Saturday, December 01, 2007

Time to Lead

In my past (today too), I can be a hands-on project manager. If needed, I can throw my hands and head to help. For development, it’s as a pair programmer. For QA Testing (an earlier career), I can write the test plan, test cases, and execute.

As I started leading larger projects, I noticed that I got stressed more. I read once that stress is caused by 2 primary things – (1) feeling that you did not do your best and (2) trying to control things that I cannot control. If it’s QA, it’s their responsibility to deliver (not my direct responsibility). It was too late to control the risks that were realized or the circumstances dictated to us.

One of the best decisions I made was to focus on things that I can control. I also started to move toward being more of a leader than a manager.
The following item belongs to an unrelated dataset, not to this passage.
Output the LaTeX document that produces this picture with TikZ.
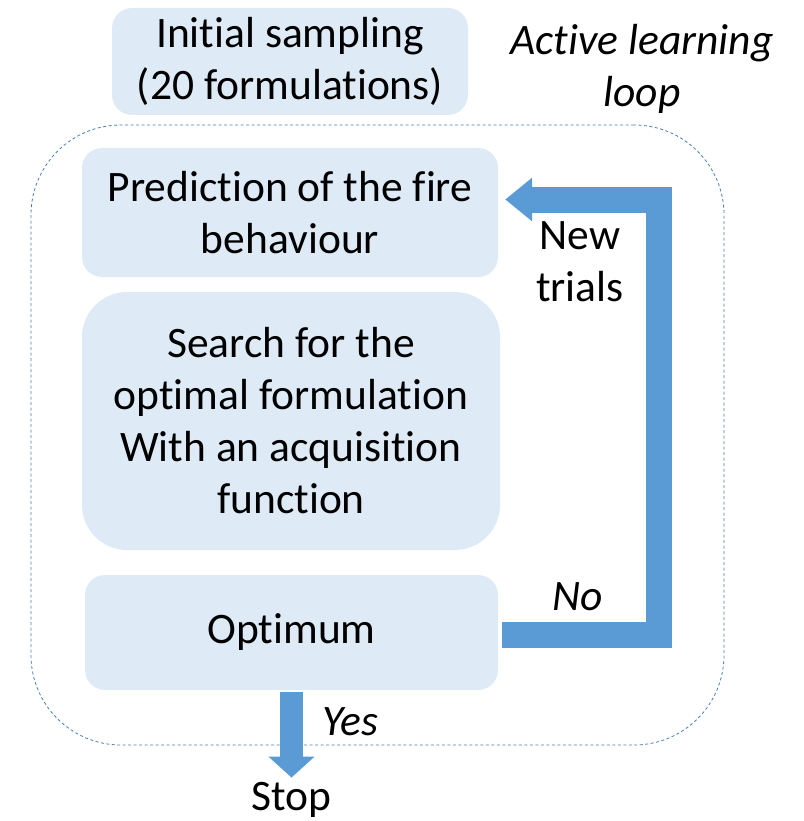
\documentclass[tikz,border=0pt]{standalone}
\usepackage{fontspec}
\setmainfont{Carlito}[Ligatures=NoCommon]
\usetikzlibrary{positioning, arrows.meta, calc}
\definecolor{boxblue}{HTML}{DEEBF7}
\definecolor{arrowblue}{HTML}{5B9BD5}
\definecolor{frameblue}{HTML}{4A7EB0}

\begin{document}
\begin{tikzpicture}[
    x=1pt, y=-1pt,
    box/.style={rectangle, fill=boxblue, rounded corners=20pt, align=center, inner sep=0pt, font=\fontsize{43.5}{52}\selectfont},
    txt/.style={align=center, inner sep=0pt, font=\fontsize{43.5}{52}\selectfont},
    itxt/.style={txt, font=\fontsize{43.5}{52}\selectfont\itshape},
    loopbox/.style={draw=frameblue, line width=0.8pt, dash pattern=on 3pt off 2.5pt, rounded corners=90pt},
    bigarrow/.style={arrowblue, line width=26pt, line join=miter, -{Triangle[width=42pt,length=27pt]}},
    downarrow/.style={arrowblue, line width=23pt, -{Triangle[width=45pt,length=21pt]}}
]
\useasboundingbox (0,0) rectangle (803,821);

% Active learning frame
\node[loopbox, minimum width=693pt, minimum height=620pt] (loop) at (377.5,435) {};

% Nodes
\node[box, minimum width=356pt, minimum height=107pt] (init) at (290,61.5) {Initial sampling\\(20 formulations)};
\node[itxt] (looplabel) at (642,69) {Active learning\\loop};
\node[box, minimum width=416pt, minimum height=129pt] (prediction) at (290,212.5) {Prediction of the fire\\behaviour};
\node[box, minimum width=418pt, minimum height=258pt, rounded corners=45pt] (search) at (291,421) {Search for the\\optimal formulation\\With an acquisition\\function};
\node[box, minimum width=413pt, minimum height=115pt] (optimum) at (291.5,632.5) {Optimum};
\node[txt, anchor=base] (stop) at (291.5,810) {Stop};

% Arrows
\draw[bigarrow] ([xshift=4pt,yshift=-2pt]optimum.east) -- ++(157,0) |- ([xshift=7pt,yshift=13pt]prediction.east);
\draw[downarrow, shorten >=4pt] ([yshift=-2pt]optimum.south) -- (stop.north);

% Labels
\node[txt] (newtrials) at (580,262) {New\\trials};
\node[itxt] (no) at (578,597) {No};
\node[itxt] (yes) at (350,722) {Yes};

\end{tikzpicture}
\end{document}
Several books note that there are different characteristics and goals between the 2 roles.

For me, this journey (I’m not done yet) takes 2 forms – guiding principles and risk mgmt. I cannot be available 24x7 to the team – meetings, different time zones, vacation, and more. At the beginning of the project, I establish project guiding principles to help guide the team when they have questions. Some are generic such as “How does this support the Operations? Maybe there are multiple solutions available. Think about which solution best supports the operations (which may not be the easiest solution).” While others are more specific to the project.
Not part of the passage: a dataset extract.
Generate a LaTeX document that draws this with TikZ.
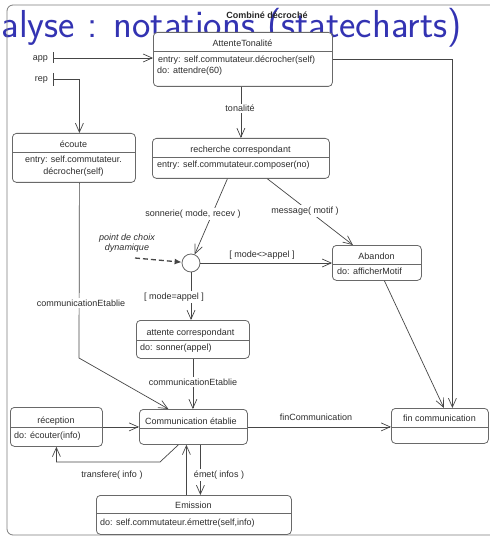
\documentclass[tikz,border=0pt]{standalone}
\usepackage{fontspec}
\newfontfamily\diagfont{Liberation Sans}
\usetikzlibrary{arrows.meta,calc}

\definecolor{titleblue}{RGB}{51,51,178}
\definecolor{boxgray}{RGB}{105,105,105}
\definecolor{wiregray}{RGB}{70,70,70}
\definecolor{txtgray}{RGB}{45,45,45}
\definecolor{framegray}{RGB}{125,125,125}

\newcommand{\dfont}{\diagfont\fontsize{9}{10}\selectfont}

\begin{document}
\begin{tikzpicture}[x=1pt,y=-1pt,
  state/.style={draw=boxgray, fill=white, rounded corners=4pt, line width=0.8pt,
                inner sep=0pt, anchor=north west},
  stname/.style={font=\dfont, text=txtgray, inner sep=0pt, anchor=base},
  body/.style={font=\dfont, text=txtgray, inner sep=0pt, anchor=base west},
  sep/.style={draw=boxgray, line width=0.8pt},
  wire/.style={draw=wiregray, line width=0.7pt},
  tr/.style={wire, -{Straight Barb[length=9pt,width=8pt]}},
  lbl/.style={font=\dfont, text=txtgray, fill=white, inner sep=1.5pt},
  plain/.style={font=\dfont, text=txtgray, inner sep=0pt},
]
\useasboundingbox (0,0) rectangle (489,537);

% slide heading behind the chart
\node[font=\sffamily\fontsize{39}{42}\selectfont, text=titleblue, anchor=base east,
      inner sep=0pt] (title) at (462,38) {alyse : notations (statecharts)};

% enclosing composite state
\draw[framegray, line width=0.8pt, rounded corners=6pt] (7,5) rectangle (500,535);
\node[font=\dfont\bfseries, text=black!85, inner sep=0pt] (heading) at (267,15) {Combiné décroché};

% ---- states ----
\node[state, minimum width=179pt, minimum height=54pt] (att) at (153,32) {};
\node[stname] (attname) at (242.5,46.5) {AttenteTonalité};
\draw[sep] (att.west |- 0,51.5) -- (att.east |- 0,51.5);
\node[body] (attentry) at (158,62.5) {entry: self.commutateur.décrocher(self)};
\node[body] (attdo) at (157,74) {do: attendre(60)};

\node[state, minimum width=123pt, minimum height=49pt] (ecoute) at (12,133) {};
\node[stname] (ecname) at (73.5,148) {écoute};
\draw[sep] (ecoute.west |- 0,152) -- (ecoute.east |- 0,152);
\node[stname] (ecentry) at (73.5,163) {entry: self.commutateur.};
\node[stname] (ecentry2) at (73.5,175) {décrocher(self)};

\node[state, minimum width=177pt, minimum height=40pt] (rech) at (152,138) {};
\node[stname] (rechname) at (240.5,153) {recherche correspondant};
\draw[sep] (rech.west |- 0,157.5) -- (rech.east |- 0,157.5);
\node[body] (rechentry) at (157,167.5) {entry: self.commutateur.composer(no)};

\node[circle, draw=boxgray, fill=white, line width=0.8pt, minimum size=18pt,
      inner sep=0pt] (choice) at (191,263) {};

\node[state, minimum width=89pt, minimum height=35pt] (aband) at (332,245) {};
\node[stname] (abname) at (376.5,259) {Abandon};
\draw[sep] (aband.west |- 0,264) -- (aband.east |- 0,264);
\node[body] (abdo) at (337,274) {do: afficherMotif};

\node[state, minimum width=113pt, minimum height=38pt] (attc) at (136,320) {};
\node[stname] (attcname) at (190.5,335) {attente correspondant};
\draw[sep] (attc.west |- 0,340) -- (attc.east |- 0,340);
\node[body] (attcdo) at (140,350.5) {do: sonner(appel)};

\node[state, minimum width=108pt, minimum height=35pt] (comm) at (139,409) {};
\node[stname] (commname) at (191,424) {Communication établie};
\draw[sep] (comm.west |- 0,428) -- (comm.east |- 0,428);

\node[state, minimum width=92pt, minimum height=39pt] (recep) at (10,407) {};
\node[stname] (recname) at (56,423) {réception};
\draw[sep] (recep.west |- 0,427) -- (recep.east |- 0,427);
\node[body] (recdo) at (14,438) {do: écouter(info)};

\node[state, minimum width=195pt, minimum height=39pt] (emis) at (96,495) {};
\node[stname] (emname) at (193.5,508) {Emission};
\draw[sep] (emis.west |- 0,513) -- (emis.east |- 0,513);
\node[body] (emdo) at (100,525) {do: self.commutateur.émettre(self,info)};

\node[state, minimum width=97pt, minimum height=35pt] (fin) at (391,408) {};
\node[stname] (finname) at (439.5,421) {fin communication};
\draw[sep] (fin.west |- 0,427) -- (fin.east |- 0,427);

% ---- entry points ----
\coordinate (appinit) at (53,58);
\coordinate (repinit) at (53,79);
\node[plain, anchor=base east] (applbl) at (48,61) {app};
\node[plain, anchor=base east] (replbl) at (48,82) {rep};
\draw[wire, line width=0.9pt] ([yshift=5.5pt]appinit) -- ([yshift=-5.5pt]appinit);
\draw[wire, line width=0.9pt] ([yshift=6pt]repinit) -- ([yshift=-7pt]repinit);
\draw[tr] (appinit) -- (appinit -| att.west);
\draw[tr] (repinit) -| ([xshift=5.5pt]ecoute.north);

% ---- transitions ----
\draw[tr] (att.south -| rech.north) -- (rech.north);
\draw[tr] (att.east) -| ([xshift=12.5pt]fin.north);
\draw[tr] ([xshift=-13.5pt]rech.south) -- (choice);
\draw[tr] ([xshift=26.5pt]rech.south) -- ([xshift=-24pt]aband.north);
\draw[tr] (choice) -- (choice -| aband.west);
\draw[tr] (choice) -- (choice |- attc.north);
\draw[tr] ([xshift=7.5pt]aband.south) -- ([xshift=4pt]fin.north);

\coordinate (ecbend) at (79,358);
\draw[tr] ([xshift=5.5pt]ecoute.south) -- (ecbend) -- ([xshift=-25pt]comm.north);
\draw[tr] (attc.south) -- (attc.south |- comm.north);
\draw[tr] (recep.east) -- (comm.west);
\draw[tr] (comm.east) -- (comm.east -| fin.west);

\coordinate (trbend) at (160,462);
\draw[tr] ([xshift=-15pt]comm.south) -- (trbend) -- (trbend -| recep.south) -- (recep.south);
\draw[tr] ([xshift=7pt]comm.south) -- ([xshift=7pt]comm.south |- emis.north);
\draw[tr] ([xshift=-7.5pt]emis.north) -- ([xshift=-7.5pt]emis.north |- comm.south);

% dynamic choice annotation
\node[plain, font=\dfont\itshape, align=center] (note) at (127,243) {point de choix\\dynamique};
\coordinate (notetail) at (135,258);
\draw[wire, line width=1.3pt, dash pattern=on 5pt off 3pt,
      -{Latex[length=7pt,width=6pt]}] (notetail) -- (choice);

% ---- transition labels ----
\node[lbl] (ltonal) at (240,108.5) {tonalité};
\node[lbl] (lsonn) at (193,214) {sonnerie( mode, recev )};
\node[lbl] (lmsg) at (305,211) {message( motif )};
\node[plain] (lneq) at (262,255) {[ mode<>appel ]};
\node[lbl] (leq) at (174,297) {[ mode=appel ]};
\node[lbl] (lcomm1) at (81,303) {communicationEtablie};
\node[lbl] (lcomm2) at (193,382) {communicationEtablie};
\node[plain] (lfin) at (316,417) {finCommunication};
\node[plain] (ltransf) at (112,475) {transfere( info )};
\node[lbl] (lemet) at (219,475) {émet( infos )};
\end{tikzpicture}
\end{document}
For risk management, I’ve gone a little overboard but it works for me. In Outlook, I have a recurring task that appears every 3 weeks – “brainstorm risks.” I go to a quiet, few distractions place. I bring the project plan, last status report, project binder, and more. I brainstorm what can go wrong in our current situations and continue through implementation. I also think of mitigations for each so I can try to reduce the impact or eliminate the risk. Then I prioritize the risks and best mitigations. I tend to have 2-4 pages of risks and mitigations. Some are simpler such as what if the environment is not ready next week (mitigation – check progress and apply additional milestones if necessary). Others are more profound or larger impact and are added to the risk register – more visibility.
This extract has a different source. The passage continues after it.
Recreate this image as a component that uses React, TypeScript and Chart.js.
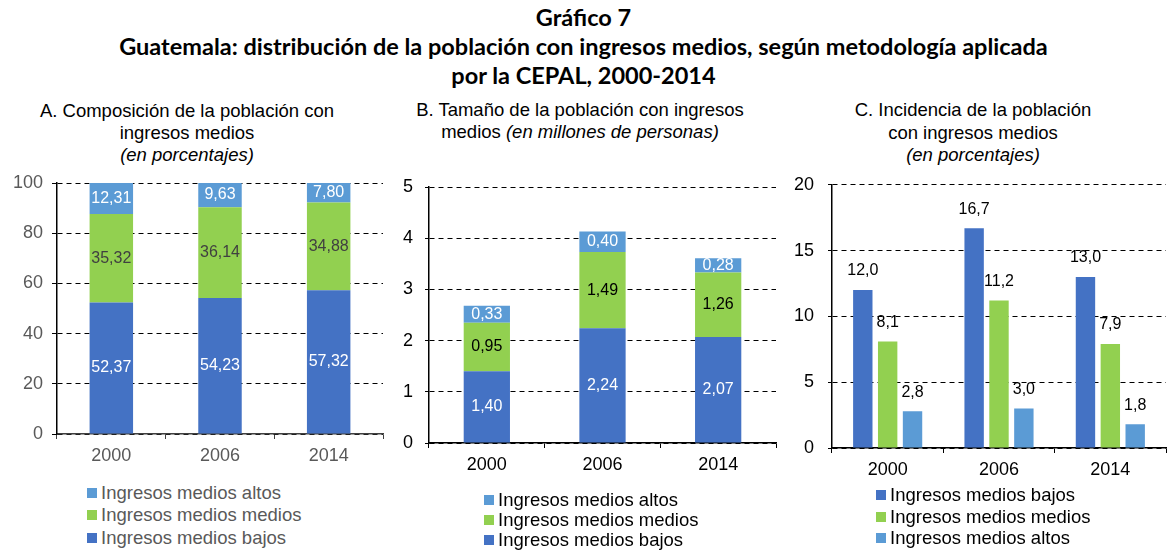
import React, { useEffect, useRef } from 'react';
import { Chart, registerables } from 'chart.js';

Chart.register(...registerables);

// ---------- data ----------
const years = ['2000', '2006', '2014'];
const seriesNames = ['Ingresos medios bajos', 'Ingresos medios medios', 'Ingresos medios altos'];
const seriesColors = ['#4472C4', '#92D050', '#5B9BD5'];

// A. Composición (porcentajes)
const compBajos = [52.37, 54.23, 57.32];
const compMedios = [35.32, 36.14, 34.88];
const compAltos = [12.31, 9.63, 7.8];

// B. Tamaño (millones de personas)
const sizeBajos = [1.4, 2.24, 2.07];
const sizeMedios = [0.95, 1.49, 1.26];
const sizeAltos = [0.33, 0.4, 0.28];

// C. Incidencia (porcentajes)
const incBajos = [12.0, 16.7, 13.0];
const incMedios = [8.1, 11.2, 7.9];
const incAltos = [2.8, 3.0, 1.8];

const FONT = '"Liberation Sans", Arial, sans-serif';

const valueLabels = {
  id: 'valueLabels',
  afterDatasetsDraw(chart: any, _args: any, opts: any) {
    const ctx = chart.ctx;
    ctx.save();
    ctx.font = `16px ${FONT}`;
    ctx.textAlign = 'center';
    ctx.textBaseline = 'middle';
    chart.data.datasets.forEach((ds: any, di: number) => {
      const meta = chart.getDatasetMeta(di);
      meta.data.forEach((el: any, i: number) => {
        const v = ds.data[i] as number;
        const text = v.toFixed(opts.decimals).replace('.', ',');
        ctx.fillStyle = opts.colors[di];
        const y = opts.mode === 'center' ? (el.y + el.base) / 2 : el.y - opts.offset;
        ctx.fillText(text, el.x, y);
      });
    });
    ctx.restore();
  },
};

type PanelOpts = {
  data: number[][];
  stacked: boolean;
  max: number;
  step: number;
  textColor: string;
  axisColor: string;
  yWidth: number;
  xHeight: number;
  pad: { top: number; right: number };
  yPad: number;
  tickLen: number;
  xPad: number;
  catPct: number;
  barPct: number;
  labels: any;
};

function buildConfig(p: PanelOpts): any {
  return {
    type: 'bar',
    data: {
      labels: years,
      datasets: p.data.map((d, i) => ({
        label: seriesNames[i],
        data: d,
        backgroundColor: seriesColors[i],
        borderWidth: 0,
        categoryPercentage: p.catPct,
        barPercentage: p.barPct,
      })),
    },
    options: {
      responsive: false,
      animation: false,
      events: [],
      layout: { padding: { top: p.pad.top, right: p.pad.right, left: 0, bottom: 0 } },
      plugins: {
        legend: { display: false },
        tooltip: { enabled: false },
        title: { display: false },
        valueLabels: p.labels,
      },
      scales: {
        x: {
          stacked: p.stacked,
          offset: true,
          grid: {
            display: true,
            offset: true,
            drawOnChartArea: false,
            drawTicks: true,
            tickLength: 5,
            tickColor: p.axisColor,
            color: p.axisColor,
          },
          border: { display: true, color: p.axisColor, width: 1.5 },
          ticks: { color: p.textColor, font: { family: FONT, size: 18 }, padding: p.xPad },
          afterFit: (s: any) => {
            s.height = p.xHeight;
          },
        },
        y: {
          stacked: p.stacked,
          min: 0,
          max: p.max,
          ticks: { stepSize: p.step, color: p.textColor, font: { family: FONT, size: 18 }, padding: p.yPad },
          grid: {
            color: '#000000',
            lineWidth: 1,
            drawTicks: true,
            tickLength: p.tickLen,
            tickColor: '#000000',
          },
          border: { display: true, color: '#000000', width: 1.5, dash: [5, 4] },
          afterFit: (s: any) => {
            s.width = p.yWidth;
          },
        },
      },
    },
    plugins: [valueLabels],
  };
}

function ChartCanvas(props: { cfg: PanelOpts; left: number; top: number; width: number; height: number }) {
  const ref = useRef<HTMLCanvasElement | null>(null);
  useEffect(() => {
    if (!ref.current) return;
    const chart = new Chart(ref.current, buildConfig(props.cfg));
    return () => chart.destroy();
  }, []);
  return (
    <canvas
      ref={ref}
      width={props.width}
      height={props.height}
      style={{ position: 'absolute', left: props.left, top: props.top, width: props.width, height: props.height }}
    />
  );
}

function Legend(props: { order: number[]; sqX: number; textX: number; rows: number[]; color: string }) {
  return (
    <>
      {props.order.map((si, k) => (
        <React.Fragment key={si}>
          <div
            style={{
              position: 'absolute',
              left: props.sqX,
              top: props.rows[k] - 5,
              width: 10,
              height: 10,
              background: seriesColors[si],
            }}
          />
          <div
            style={{
              position: 'absolute',
              left: props.textX,
              top: props.rows[k] - 11,
              height: 22,
              lineHeight: '22px',
              fontFamily: FONT,
              fontSize: 18.5,
              color: props.color,
              whiteSpace: 'nowrap',
            }}
          >
            {seriesNames[si]}
          </div>
        </React.Fragment>
      ))}
    </>
  );
}

function PanelTitle(props: { cx: number; top: number; lh: number; children: any }) {
  return (
    <div
      style={{
        position: 'absolute',
        left: props.cx - 200,
        top: props.top,
        width: 400,
        textAlign: 'center',
        fontFamily: FONT,
        fontSize: 18.5,
        lineHeight: `${props.lh}px`,
        color: '#000',
      }}
    >
      {props.children}
    </div>
  );
}

export default function App() {
  const cfgA: PanelOpts = {
    data: [compBajos, compMedios, compAltos],
    stacked: true,
    max: 100,
    step: 20,
    textColor: '#595959',
    axisColor: '#404040',
    yWidth: 57,
    xHeight: 46,
    pad: { top: 23, right: 3 },
    yPad: 9,
    tickLen: 5,
    xPad: 6,
    catPct: 1,
    barPct: 0.4,
    labels: { mode: 'center', decimals: 2, colors: ['#ffffff', '#404040', '#ffffff'] },
  };
  const cfgB: PanelOpts = {
    data: [sizeBajos, sizeMedios, sizeAltos],
    stacked: true,
    max: 5,
    step: 1,
    textColor: '#000000',
    axisColor: '#000000',
    yWidth: 39,
    xHeight: 47,
    pad: { top: 27, right: 4 },
    yPad: 12,
    tickLen: 4,
    xPad: 6,
    catPct: 1,
    barPct: 0.4,
    labels: { mode: 'center', decimals: 2, colors: ['#ffffff', '#000000', '#ffffff'] },
  };
  const cfgC: PanelOpts = {
    data: [incBajos, incMedios, incAltos],
    stacked: false,
    max: 20,
    step: 5,
    textColor: '#000000',
    axisColor: '#000000',
    yWidth: 47,
    xHeight: 47,
    pad: { top: 24, right: 1 },
    yPad: 14,
    tickLen: 4,
    xPad: 6,
    catPct: 0.67,
    barPct: 0.78,
    labels: { mode: 'top', offset: 19, decimals: 1, colors: ['#000000', '#000000', '#000000'] },
  };

  return (
    <div
      style={{
        position: 'absolute',
        left: 0,
        top: 0,
        width: 1167,
        height: 551,
        overflow: 'hidden',
        background: '#ffffff',
      }}
    >
      <div
        style={{
          position: 'absolute',
          left: 0,
          top: 3,
          width: 1167,
          textAlign: 'center',
          fontFamily: 'Lato, "Open Sans", sans-serif',
          fontWeight: 700,
          fontSize: 23.5,
          lineHeight: '29px',
          color: '#000',
        }}
      >
        Gráfico 7
        <br />
        Guatemala: distribución de la población con ingresos medios, según metodología aplicada
        <br />
        por la CEPAL, 2000-2014
      </div>

      <PanelTitle cx={187} top={100} lh={22}>
        A. Composición de la población con
        <br />
        ingresos medios
        <br />
        <i>(en porcentajes)</i>
      </PanelTitle>
      <PanelTitle cx={580} top={99} lh={22}>
        B. Tamaño de la población con ingresos
        <br />
        medios <i>(en millones de personas)</i>
      </PanelTitle>
      <PanelTitle cx={973} top={99} lh={22.5}>
        C. Incidencia de la población
        <br />
        con ingresos medios
        <br />
        <i>(en porcentajes)</i>
      </PanelTitle>

      <ChartCanvas cfg={cfgA} left={0} top={160} width={386} height={320} />
      <ChartCanvas cfg={cfgB} left={390} top={160} width={390} height={330} />
      <ChartCanvas cfg={cfgC} left={785} top={160} width={382} height={335} />

      <Legend order={[2, 1, 0]} sqX={87} textX={101} rows={[493, 515, 538]} color="#595959" />
      <Legend order={[2, 1, 0]} sqX={484} textX={498} rows={[500, 520, 540]} color="#000000" />
      <Legend order={[0, 1, 2]} sqX={876} textX={890} rows={[495, 517, 538]} color="#000000" />
    </div>
  );
}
Last year, I led a 13-month project where my entire development and QA Test teams were located in India (9½ ahead time difference). At first, we didn’t have guiding principles. Some decisions were delayed until I could reply to an email or had a meeting the next day. Sometimes that was a day delay. Add those up and your schedule can be shot. Then we applied the guiding principles. The offshore team felt more empowered and had some direction. (One of the guiding principles was also to be more self-sufficient.) While there were some corrective actions, it mostly went well. From a risk standpoint, I was unable to manage-by-walking-around; I couldn’t just walk over to the developer’s desk to see how things were going. There was a lot of risk planning here – milestone setting, concrete/physical deliverables that could be reviewed or demos, and more. My stress was reduced so I was able to lead and manage better.

TAKE-AWAYS: Know what causes you stress and manage it. For me, it was planning for risk (so there were less surprises) and limiting how often I got into the nitty-gritty details.